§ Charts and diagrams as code
--

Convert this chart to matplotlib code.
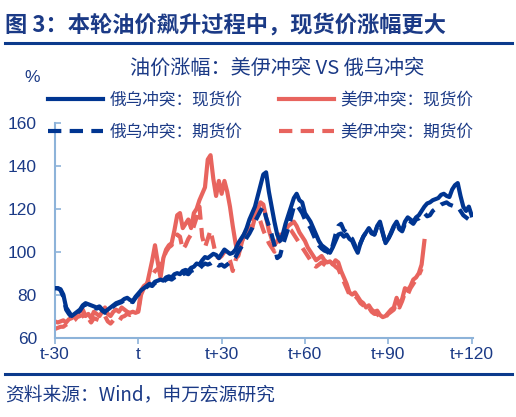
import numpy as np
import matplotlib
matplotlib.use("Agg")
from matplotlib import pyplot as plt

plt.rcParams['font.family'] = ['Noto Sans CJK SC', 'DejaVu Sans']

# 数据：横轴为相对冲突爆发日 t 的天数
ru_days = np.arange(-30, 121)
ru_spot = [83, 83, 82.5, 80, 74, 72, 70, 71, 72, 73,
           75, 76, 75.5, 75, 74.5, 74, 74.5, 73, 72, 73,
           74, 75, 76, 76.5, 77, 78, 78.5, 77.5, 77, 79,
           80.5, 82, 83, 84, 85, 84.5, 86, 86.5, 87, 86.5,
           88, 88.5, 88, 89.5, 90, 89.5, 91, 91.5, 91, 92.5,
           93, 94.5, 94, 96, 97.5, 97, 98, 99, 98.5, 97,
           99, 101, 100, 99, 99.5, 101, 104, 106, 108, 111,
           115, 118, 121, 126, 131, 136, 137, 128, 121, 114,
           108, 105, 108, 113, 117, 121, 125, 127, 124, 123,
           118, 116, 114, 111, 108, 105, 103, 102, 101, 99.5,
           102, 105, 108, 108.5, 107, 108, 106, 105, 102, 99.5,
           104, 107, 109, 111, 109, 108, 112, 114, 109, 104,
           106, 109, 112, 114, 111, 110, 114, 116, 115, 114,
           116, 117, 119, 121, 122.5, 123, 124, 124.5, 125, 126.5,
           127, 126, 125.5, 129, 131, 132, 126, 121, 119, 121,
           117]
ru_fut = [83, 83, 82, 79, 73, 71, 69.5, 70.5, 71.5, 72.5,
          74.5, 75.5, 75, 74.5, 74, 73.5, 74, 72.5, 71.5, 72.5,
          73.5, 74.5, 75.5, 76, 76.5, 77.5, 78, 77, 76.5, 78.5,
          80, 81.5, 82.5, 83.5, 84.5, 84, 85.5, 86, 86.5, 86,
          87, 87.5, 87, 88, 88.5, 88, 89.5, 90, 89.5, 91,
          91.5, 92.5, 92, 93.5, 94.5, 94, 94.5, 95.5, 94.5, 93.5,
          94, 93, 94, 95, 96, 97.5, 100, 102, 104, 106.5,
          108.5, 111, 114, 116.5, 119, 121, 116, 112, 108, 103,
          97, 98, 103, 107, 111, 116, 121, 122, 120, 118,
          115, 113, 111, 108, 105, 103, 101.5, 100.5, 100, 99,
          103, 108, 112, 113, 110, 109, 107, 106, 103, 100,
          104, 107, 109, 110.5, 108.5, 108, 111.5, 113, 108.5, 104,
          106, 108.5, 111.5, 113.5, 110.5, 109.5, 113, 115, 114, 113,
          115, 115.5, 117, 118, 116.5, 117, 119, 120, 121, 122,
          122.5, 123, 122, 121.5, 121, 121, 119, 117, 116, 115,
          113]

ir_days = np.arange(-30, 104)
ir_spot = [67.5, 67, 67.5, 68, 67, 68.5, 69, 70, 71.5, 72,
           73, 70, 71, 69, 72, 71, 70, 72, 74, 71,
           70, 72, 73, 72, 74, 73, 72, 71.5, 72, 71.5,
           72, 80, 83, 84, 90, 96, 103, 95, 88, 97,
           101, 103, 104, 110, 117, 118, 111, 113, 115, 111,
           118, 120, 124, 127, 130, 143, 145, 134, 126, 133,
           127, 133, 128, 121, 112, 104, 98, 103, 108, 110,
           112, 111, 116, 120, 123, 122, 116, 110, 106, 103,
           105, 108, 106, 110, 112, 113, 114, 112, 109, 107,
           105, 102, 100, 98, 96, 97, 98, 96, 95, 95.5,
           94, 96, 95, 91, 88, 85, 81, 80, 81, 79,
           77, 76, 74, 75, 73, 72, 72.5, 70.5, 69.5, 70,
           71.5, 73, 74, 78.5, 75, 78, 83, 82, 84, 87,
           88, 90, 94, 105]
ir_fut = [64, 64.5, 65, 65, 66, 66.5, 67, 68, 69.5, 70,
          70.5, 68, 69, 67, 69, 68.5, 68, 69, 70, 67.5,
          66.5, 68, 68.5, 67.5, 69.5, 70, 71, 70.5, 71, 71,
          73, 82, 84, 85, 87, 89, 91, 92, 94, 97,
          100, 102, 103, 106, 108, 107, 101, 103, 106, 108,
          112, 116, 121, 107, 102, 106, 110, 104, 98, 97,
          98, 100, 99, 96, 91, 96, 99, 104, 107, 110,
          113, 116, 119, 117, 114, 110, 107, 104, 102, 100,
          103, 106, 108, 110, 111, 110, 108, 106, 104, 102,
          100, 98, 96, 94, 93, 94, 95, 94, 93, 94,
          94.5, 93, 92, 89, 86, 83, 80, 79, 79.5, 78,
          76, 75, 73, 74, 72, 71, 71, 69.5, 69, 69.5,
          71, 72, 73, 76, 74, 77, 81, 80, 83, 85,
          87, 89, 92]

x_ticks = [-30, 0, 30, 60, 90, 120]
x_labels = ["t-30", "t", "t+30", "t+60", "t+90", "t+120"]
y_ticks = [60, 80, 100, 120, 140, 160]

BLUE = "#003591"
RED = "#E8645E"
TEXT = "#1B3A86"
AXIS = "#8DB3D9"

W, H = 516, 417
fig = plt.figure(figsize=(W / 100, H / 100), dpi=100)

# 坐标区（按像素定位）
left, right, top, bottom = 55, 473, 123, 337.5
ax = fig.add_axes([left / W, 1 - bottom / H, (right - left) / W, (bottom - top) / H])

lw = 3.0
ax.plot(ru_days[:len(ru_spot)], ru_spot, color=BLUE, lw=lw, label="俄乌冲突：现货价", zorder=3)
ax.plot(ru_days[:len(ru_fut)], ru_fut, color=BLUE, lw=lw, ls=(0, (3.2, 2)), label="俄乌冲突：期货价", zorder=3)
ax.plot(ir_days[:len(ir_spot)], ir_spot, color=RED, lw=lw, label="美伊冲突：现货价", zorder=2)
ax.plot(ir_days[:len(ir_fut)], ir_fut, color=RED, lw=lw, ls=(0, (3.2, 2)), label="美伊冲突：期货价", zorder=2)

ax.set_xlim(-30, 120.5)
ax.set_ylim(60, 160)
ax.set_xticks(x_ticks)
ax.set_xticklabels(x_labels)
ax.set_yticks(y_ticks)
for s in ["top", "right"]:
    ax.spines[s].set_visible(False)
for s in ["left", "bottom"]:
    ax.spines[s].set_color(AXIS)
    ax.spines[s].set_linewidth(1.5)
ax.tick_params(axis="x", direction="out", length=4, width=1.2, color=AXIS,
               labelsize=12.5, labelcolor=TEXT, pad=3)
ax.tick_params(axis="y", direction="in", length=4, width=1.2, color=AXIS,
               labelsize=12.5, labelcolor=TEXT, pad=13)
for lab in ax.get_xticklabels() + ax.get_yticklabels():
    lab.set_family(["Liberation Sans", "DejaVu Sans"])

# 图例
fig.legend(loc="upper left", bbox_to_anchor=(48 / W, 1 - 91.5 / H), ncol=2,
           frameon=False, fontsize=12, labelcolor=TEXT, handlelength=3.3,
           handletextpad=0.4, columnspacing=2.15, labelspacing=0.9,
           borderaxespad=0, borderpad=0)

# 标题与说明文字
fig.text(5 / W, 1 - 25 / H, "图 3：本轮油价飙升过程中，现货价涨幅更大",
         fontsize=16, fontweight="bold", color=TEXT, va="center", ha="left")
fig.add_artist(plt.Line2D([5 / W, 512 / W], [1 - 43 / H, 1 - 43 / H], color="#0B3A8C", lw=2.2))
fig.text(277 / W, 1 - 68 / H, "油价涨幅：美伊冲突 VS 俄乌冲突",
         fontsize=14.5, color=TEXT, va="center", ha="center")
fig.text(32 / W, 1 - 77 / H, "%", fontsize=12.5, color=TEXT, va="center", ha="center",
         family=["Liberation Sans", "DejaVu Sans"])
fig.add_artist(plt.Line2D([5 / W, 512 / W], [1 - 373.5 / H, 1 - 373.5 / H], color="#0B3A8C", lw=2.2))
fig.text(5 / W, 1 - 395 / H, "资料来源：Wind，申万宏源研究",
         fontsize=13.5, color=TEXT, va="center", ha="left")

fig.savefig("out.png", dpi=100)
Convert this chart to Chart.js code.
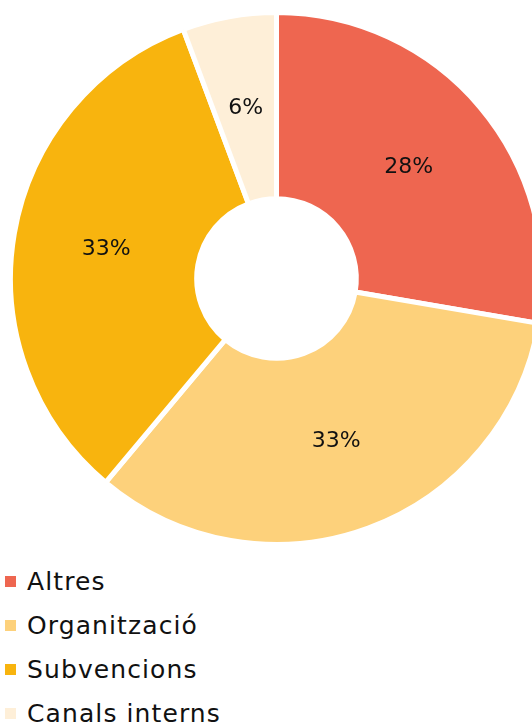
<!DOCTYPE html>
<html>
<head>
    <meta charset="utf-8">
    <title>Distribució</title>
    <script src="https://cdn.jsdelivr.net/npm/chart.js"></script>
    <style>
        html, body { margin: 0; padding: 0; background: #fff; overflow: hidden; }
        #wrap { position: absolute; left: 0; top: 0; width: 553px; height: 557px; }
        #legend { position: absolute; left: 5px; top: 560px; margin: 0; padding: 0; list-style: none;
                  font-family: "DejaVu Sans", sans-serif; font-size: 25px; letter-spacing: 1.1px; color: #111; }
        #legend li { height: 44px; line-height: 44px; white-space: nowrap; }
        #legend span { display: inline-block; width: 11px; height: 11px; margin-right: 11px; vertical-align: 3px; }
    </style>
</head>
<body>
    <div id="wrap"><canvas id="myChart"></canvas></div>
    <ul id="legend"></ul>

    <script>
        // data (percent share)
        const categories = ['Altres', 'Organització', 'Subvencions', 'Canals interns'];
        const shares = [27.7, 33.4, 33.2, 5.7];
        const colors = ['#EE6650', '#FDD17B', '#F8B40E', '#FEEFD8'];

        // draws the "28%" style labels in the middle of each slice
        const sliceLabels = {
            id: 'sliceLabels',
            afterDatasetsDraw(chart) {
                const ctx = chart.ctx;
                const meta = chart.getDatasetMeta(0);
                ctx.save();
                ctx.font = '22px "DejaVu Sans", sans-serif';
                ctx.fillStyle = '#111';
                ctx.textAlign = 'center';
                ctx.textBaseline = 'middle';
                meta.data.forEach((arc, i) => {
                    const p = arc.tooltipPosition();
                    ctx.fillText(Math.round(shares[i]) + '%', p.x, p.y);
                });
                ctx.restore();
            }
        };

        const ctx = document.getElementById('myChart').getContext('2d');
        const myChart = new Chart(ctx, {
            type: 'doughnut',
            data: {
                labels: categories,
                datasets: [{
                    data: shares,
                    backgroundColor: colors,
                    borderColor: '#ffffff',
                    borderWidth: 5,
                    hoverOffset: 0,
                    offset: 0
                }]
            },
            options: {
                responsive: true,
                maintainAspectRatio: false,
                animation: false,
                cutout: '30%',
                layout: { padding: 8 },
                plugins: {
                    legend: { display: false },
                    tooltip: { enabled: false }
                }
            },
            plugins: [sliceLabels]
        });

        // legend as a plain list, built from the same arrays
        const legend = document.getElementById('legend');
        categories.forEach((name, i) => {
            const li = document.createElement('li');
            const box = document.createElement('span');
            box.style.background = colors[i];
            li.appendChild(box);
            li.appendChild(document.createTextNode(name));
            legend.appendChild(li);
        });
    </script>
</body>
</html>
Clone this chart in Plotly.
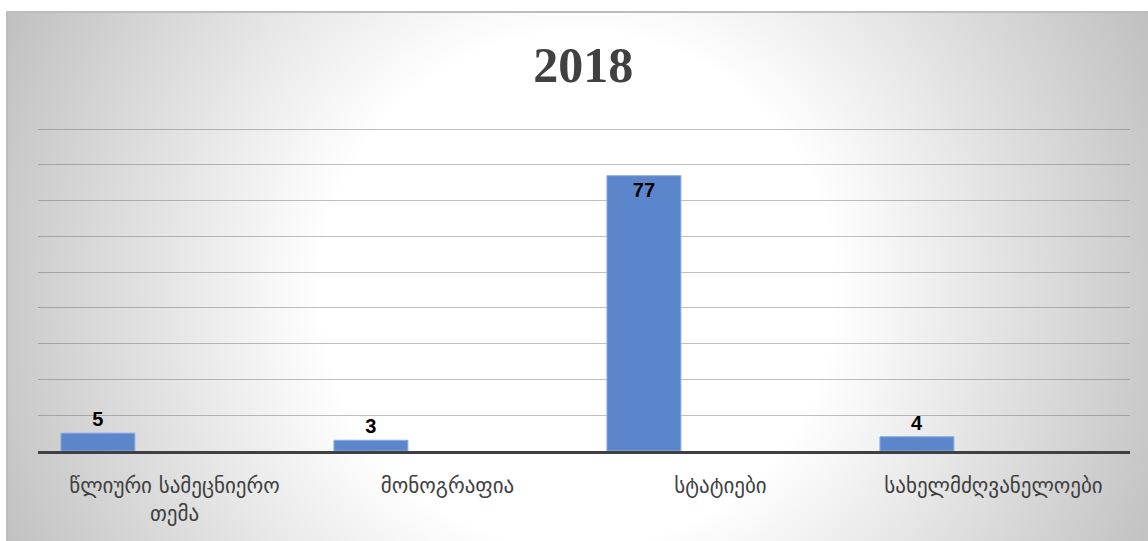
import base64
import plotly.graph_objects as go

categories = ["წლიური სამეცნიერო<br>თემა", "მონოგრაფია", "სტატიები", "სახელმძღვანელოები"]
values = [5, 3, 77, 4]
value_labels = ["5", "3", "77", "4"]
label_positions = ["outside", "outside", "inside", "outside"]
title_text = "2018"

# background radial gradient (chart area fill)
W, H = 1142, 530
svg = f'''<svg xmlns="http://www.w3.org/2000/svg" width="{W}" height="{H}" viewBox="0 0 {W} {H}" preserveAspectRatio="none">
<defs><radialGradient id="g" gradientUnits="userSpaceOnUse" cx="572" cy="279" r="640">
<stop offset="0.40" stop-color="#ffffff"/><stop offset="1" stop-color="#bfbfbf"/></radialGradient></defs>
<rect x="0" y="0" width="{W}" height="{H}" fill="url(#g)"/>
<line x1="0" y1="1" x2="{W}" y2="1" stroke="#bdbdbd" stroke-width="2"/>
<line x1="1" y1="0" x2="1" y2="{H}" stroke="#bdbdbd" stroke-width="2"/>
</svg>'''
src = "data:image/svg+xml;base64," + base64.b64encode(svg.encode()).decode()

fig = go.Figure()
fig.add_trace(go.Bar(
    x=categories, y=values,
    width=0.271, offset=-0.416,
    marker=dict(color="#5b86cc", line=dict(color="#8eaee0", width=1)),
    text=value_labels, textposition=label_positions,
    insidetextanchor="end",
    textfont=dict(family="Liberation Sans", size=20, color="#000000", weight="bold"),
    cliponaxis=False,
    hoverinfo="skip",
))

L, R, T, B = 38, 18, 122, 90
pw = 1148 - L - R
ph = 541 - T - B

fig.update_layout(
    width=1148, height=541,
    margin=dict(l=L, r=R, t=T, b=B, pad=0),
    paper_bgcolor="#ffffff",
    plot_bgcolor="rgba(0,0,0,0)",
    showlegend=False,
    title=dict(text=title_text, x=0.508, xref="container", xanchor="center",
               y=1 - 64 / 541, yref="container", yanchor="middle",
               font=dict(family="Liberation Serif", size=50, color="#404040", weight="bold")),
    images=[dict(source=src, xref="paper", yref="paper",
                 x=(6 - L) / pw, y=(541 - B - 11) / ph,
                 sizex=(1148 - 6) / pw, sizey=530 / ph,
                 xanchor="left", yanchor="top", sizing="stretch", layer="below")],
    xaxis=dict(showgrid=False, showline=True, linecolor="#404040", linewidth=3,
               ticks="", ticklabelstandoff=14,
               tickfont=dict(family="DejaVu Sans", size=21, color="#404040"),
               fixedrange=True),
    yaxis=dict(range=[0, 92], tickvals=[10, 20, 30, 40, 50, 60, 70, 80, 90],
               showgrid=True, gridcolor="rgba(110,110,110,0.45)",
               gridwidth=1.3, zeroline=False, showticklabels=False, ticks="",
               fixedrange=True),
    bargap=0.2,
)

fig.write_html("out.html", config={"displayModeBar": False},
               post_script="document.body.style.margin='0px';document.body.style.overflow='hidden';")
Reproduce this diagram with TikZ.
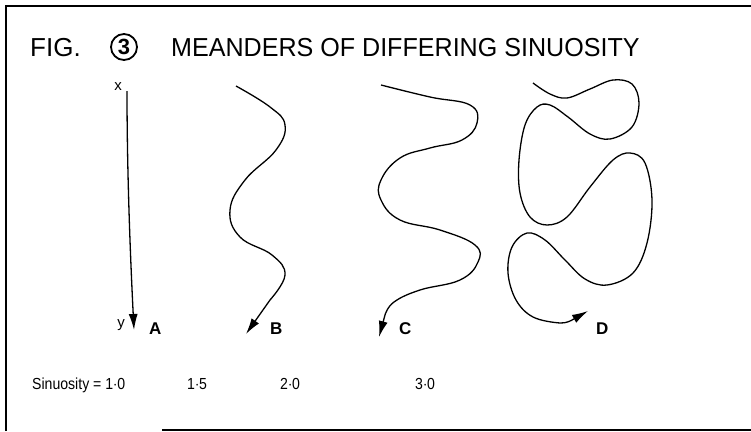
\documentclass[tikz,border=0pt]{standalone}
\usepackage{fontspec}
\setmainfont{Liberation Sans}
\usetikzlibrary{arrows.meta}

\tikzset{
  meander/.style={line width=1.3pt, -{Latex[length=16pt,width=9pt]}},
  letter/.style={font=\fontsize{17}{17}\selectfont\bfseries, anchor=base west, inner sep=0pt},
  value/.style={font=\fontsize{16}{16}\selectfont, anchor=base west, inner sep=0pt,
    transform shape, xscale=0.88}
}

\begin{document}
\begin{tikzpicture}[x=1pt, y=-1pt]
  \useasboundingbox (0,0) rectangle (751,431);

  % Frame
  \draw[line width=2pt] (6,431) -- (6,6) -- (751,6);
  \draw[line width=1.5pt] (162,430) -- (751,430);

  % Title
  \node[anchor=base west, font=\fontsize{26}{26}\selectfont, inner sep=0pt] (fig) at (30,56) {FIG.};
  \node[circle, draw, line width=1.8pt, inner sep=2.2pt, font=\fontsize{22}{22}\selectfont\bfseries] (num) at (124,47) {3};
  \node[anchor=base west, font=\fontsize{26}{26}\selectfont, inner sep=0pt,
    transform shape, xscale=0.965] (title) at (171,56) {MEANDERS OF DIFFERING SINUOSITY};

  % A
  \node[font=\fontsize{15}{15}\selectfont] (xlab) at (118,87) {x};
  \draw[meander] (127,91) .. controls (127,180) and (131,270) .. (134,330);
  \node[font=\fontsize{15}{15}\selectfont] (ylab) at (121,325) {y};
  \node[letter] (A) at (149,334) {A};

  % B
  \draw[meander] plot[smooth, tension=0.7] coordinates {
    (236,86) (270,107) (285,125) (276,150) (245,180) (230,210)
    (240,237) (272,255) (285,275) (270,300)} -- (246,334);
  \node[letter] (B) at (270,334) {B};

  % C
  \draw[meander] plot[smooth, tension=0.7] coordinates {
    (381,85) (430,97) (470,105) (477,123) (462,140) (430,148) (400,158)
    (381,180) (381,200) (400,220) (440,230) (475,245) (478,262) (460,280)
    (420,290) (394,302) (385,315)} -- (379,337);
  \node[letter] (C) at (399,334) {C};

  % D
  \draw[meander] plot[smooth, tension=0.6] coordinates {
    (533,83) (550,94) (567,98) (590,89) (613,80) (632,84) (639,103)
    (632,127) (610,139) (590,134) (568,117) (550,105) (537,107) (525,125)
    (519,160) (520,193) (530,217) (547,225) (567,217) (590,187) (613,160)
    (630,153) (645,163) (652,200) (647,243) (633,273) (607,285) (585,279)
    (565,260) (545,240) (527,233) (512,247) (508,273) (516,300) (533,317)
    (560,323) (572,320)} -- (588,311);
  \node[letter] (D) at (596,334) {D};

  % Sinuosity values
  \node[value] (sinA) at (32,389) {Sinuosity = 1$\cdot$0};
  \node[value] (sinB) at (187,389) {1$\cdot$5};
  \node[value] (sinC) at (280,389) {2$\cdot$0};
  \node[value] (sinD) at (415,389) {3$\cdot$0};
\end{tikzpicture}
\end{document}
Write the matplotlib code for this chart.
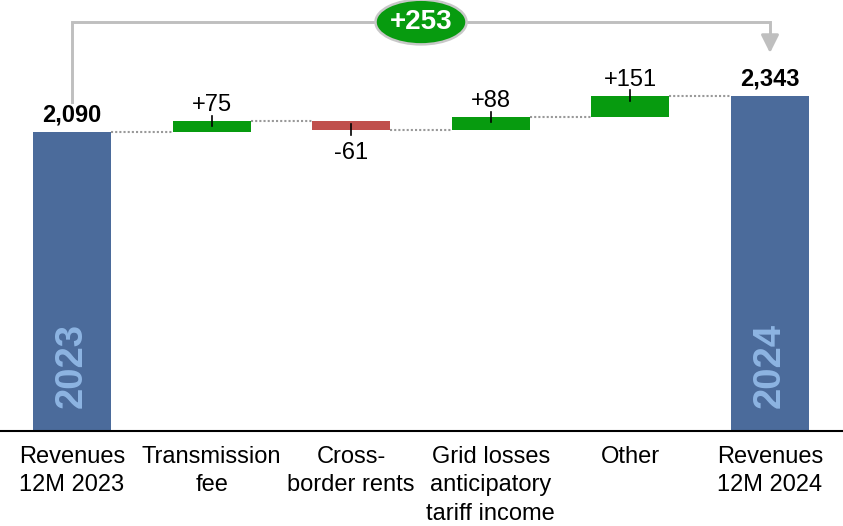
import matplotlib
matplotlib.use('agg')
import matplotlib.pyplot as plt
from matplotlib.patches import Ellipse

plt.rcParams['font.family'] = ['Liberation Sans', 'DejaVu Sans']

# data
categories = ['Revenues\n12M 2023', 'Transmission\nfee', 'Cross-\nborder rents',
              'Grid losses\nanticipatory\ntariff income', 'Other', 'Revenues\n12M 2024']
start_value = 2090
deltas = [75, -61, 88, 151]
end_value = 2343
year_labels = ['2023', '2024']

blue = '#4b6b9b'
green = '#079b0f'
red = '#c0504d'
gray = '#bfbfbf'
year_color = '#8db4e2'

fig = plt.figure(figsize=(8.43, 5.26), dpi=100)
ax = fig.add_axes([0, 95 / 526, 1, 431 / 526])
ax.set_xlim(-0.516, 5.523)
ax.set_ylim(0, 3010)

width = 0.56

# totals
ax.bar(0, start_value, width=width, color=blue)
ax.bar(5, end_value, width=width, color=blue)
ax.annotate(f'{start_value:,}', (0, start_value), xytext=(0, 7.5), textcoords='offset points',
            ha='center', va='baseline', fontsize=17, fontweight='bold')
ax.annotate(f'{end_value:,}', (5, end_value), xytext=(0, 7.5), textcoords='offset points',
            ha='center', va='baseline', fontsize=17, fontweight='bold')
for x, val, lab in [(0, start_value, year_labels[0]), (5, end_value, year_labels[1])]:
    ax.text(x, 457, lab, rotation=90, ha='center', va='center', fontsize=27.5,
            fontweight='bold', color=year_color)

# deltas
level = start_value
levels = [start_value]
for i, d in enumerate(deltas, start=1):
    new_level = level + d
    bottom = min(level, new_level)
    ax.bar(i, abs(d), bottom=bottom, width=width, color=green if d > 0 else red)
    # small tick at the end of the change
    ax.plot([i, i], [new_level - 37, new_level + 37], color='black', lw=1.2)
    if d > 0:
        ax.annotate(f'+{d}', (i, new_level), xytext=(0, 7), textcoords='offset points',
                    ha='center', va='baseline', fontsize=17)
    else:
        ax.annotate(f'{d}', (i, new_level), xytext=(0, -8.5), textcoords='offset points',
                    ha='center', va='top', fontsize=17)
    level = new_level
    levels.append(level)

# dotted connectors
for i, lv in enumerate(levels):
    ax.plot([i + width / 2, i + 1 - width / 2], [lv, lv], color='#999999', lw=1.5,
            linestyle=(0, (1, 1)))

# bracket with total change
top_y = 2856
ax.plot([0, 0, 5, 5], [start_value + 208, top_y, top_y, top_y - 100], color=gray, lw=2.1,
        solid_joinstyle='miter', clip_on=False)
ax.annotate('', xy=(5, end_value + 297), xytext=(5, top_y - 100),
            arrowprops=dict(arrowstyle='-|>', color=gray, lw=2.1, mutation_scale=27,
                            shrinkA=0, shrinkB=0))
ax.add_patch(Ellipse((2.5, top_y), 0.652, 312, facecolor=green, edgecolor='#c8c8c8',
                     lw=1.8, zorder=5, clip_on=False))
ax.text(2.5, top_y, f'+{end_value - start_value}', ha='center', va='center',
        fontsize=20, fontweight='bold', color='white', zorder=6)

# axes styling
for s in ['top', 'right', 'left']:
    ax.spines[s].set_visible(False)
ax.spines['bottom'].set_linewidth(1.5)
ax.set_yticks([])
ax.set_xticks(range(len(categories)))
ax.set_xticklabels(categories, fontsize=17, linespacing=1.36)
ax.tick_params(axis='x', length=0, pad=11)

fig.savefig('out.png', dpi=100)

--

§ Written exercise
Give again, exactly as written, only the lines that start at the one with "Clone this chart in Plotly." and end at the one with "ph = 541 - T - B", both included. Skip any pictures.

§ Task result
Clone this chart in Plotly.
import base64
import plotly.graph_objects as go

categories = ["წლიური სამეცნიერო<br>თემა", "მონოგრაფია", "სტატიები", "სახელმძღვანელოები"]
values = [5, 3, 77, 4]
value_labels = ["5", "3", "77", "4"]
label_positions = ["outside", "outside", "inside", "outside"]
title_text = "2018"

# background radial gradient (chart area fill)
W, H = 1142, 530
svg = f'''<svg xmlns="http://www.w3.org/2000/svg" width="{W}" height="{H}" viewBox="0 0 {W} {H}" preserveAspectRatio="none">
<defs><radialGradient id="g" gradientUnits="userSpaceOnUse" cx="572" cy="279" r="640">
<stop offset="0.40" stop-color="#ffffff"/><stop offset="1" stop-color="#bfbfbf"/></radialGradient></defs>
<rect x="0" y="0" width="{W}" height="{H}" fill="url(#g)"/>
<line x1="0" y1="1" x2="{W}" y2="1" stroke="#bdbdbd" stroke-width="2"/>
<line x1="1" y1="0" x2="1" y2="{H}" stroke="#bdbdbd" stroke-width="2"/>
</svg>'''
src = "data:image/svg+xml;base64," + base64.b64encode(svg.encode()).decode()

fig = go.Figure()
fig.add_trace(go.Bar(
    x=categories, y=values,
    width=0.271, offset=-0.416,
    marker=dict(color="#5b86cc", line=dict(color="#8eaee0", width=1)),
    text=value_labels, textposition=label_positions,
    insidetextanchor="end",
    textfont=dict(family="Liberation Sans", size=20, color="#000000", weight="bold"),
    cliponaxis=False,
    hoverinfo="skip",
))

L, R, T, B = 38, 18, 122, 90
pw = 1148 - L - R
ph = 541 - T - B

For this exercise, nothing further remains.